Subtitling goes to sixth form
Adriana Tortoriello describes an outreach project which turned out to be rather more warmly received than anyone expected.
‘Don’t be too upset if they don’t talk to you too much,’ the teachers told me as I arrived. ‘Don’t take it personally: that’s just the way they are.’ I’d been invited to run a subtitling workshop for a group of sixth-form (year 12) students in an East London school, to give them a taster session of the real thing (using the real software).
I was already facing two challenges of my own. One: I have been teaching subtitling/audiovisual translation for a long time, but I’ve always taught translation students at university level, in fact at master’s level. Two: I’d done a few school sessions before but all in primary schools, and just on translation.
Subtitling is different, and it’s complex. You need to consider at all times things like the character limitation and the reading speed required for your subtitles, and the consequent need to condense your translation yet still convey the dialogue. You need to be able to navigate and negotiate cultural references and select the appropriate register for that character, always bearing in mind that those words exist as part of a complex text that includes images and sounds too. And it can get pretty technical too, because at the end of the day you need to master a fairly sophisticated piece of software as well as understand how the film editing influences your choices as a subtitler.
So here I was, talking about subtitling and demonstrating some pretty complex software to a bunch of teenagers who, I’d been warned, would be unresponsive. But I do think that outreach is truly important. And particularly in view of the fact that at the moment modern foreign languages (MFLs) in this country are in a pretty bad place, when I come across a teacher who not only cares about teaching the subject but cares enough to invest in inviting a professional linguist to talk to the students, I certainly don’t say no. The session was on.
A refreshing reality
So what actually happened? First up, it turns out that the myth of the grumpy teenager sometimes can be just that: a myth. The students who weren’t supposed to even talk to me were incredibly attentive, responsive and perceptive – a group of very motivated Y12s studying Spanish, keen to listen and ask plenty of questions, linguistically pretty savvy and technically very, very savvy indeed. I mean, these are digital natives, right?
It took them all of a couple of minutes to get the more technical side – from frame rate to reading speed, to how to best use a shot change for subtitle timing. I was able to show them, and get them to work on, a couple of real files from old shows, and to illustrate the difference between translating from a pre-existing template (the most common way of working in the industry when you work with an agency) and creating a new subtitle file from scratch, with only video and script at your disposal (which is the way you work whenyou provide subtitles for a direct client).
OK, I wouldn’t outsource my next assignments to them tomorrow, but I was pretty impressed. And subtitling turns out to be the perfect playground for discussing style, register, cultural references and even spelling and punctuation issues.

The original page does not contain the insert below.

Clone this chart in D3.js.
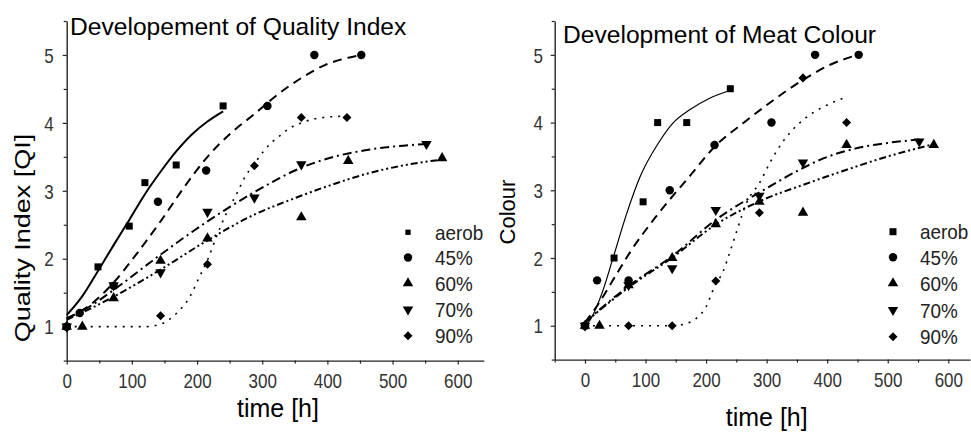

We had a very interesting discussion around cultural references, and they were pretty quick on the mark there too.
Experience versus stamina
What do I take away from the experience? First, one thing we can do to reverse that lamentable trend away from MFLs is to highlight possible career pathways; and an intro to subtitling might well prove a little way in – a nice springboard to getting students to see yet another fabulous thing you can do on a professional level with your foreign languages.
Another thing I reflected on after my stint at that school was the whole issue of experience versus stamina. My husband, who is a runner and in his 60s, often manages to beat people in their 20s and 30s on the track. However, he then takes 10 times as long as they do to recover from a hard race! His coach put it succinctly: it’s down to experience versus stamina. Here, the combination of my experience and their stamina worked like a house on fire, and we all went away a little bit richer than before – acknowledging the potential in young learners is an essential breath of fresh air that benefits even the most seasoned of professionals.
At the end of the day, I am convinced that there’s nothing like teaching to reflect on your professional practice: it makes you snap out of any autopilot you might have acquired and take a good old look at the whys and wherefores of your daily work. If in the process we manage to inspire a new generation of linguists, hen it truly is a win-win.